The Houston Community College System also updated a table regarding contractual obligations and filed another notice fixing CUSIP links to filings on Emma.

The El Paso Independent School District posted a notice that its underlying rating by Fitch Ratings dropped to AA-minus from AA on April 30, 2010 due to Fitch's recalibration of its ratings system.

The city of Carrizo Springs in South Texas notified bondholders that it had delayed filing its annual financial operating information as well as its audited financial statements for the fiscal year ended June 30, 2011 due to an administrative delay in its audit.

The city of Carthage in East Texas also notified investors that it was late in filing financial statements for the fiscal years 2008 and 2010.

According to a National Association of Bond Lawyers report, there are two distinct materiality questions that an issuer must address under MCDC. One is whether it made a misstatement if it said in its official statement that it has complied in all material respects with its continuing disclosure obligations when there has been some noncompliance. The second is whether the misstatement would be material to investors.
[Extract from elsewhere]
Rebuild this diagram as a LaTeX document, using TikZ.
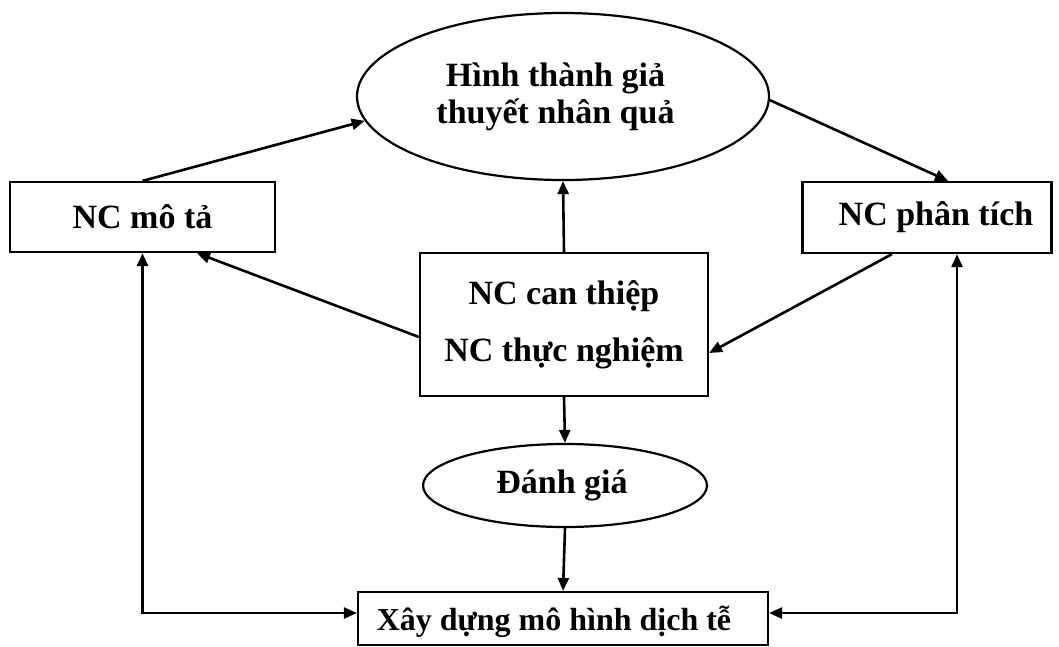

LeeAnn Gaunt, chief of the SEC enforcement division's municipal securities and public pensions unit, told the Government Finance Officers Association's winter meeting this month that enforcement actions would provide guidance on the SEC's view on the significance of disclosure lapses.

The SEC may never reveal how many issuers and underwriters took advantage of the MCDC program, Gaunt said. She has declined to tell issuers what violations would be material from the SEC's point of view.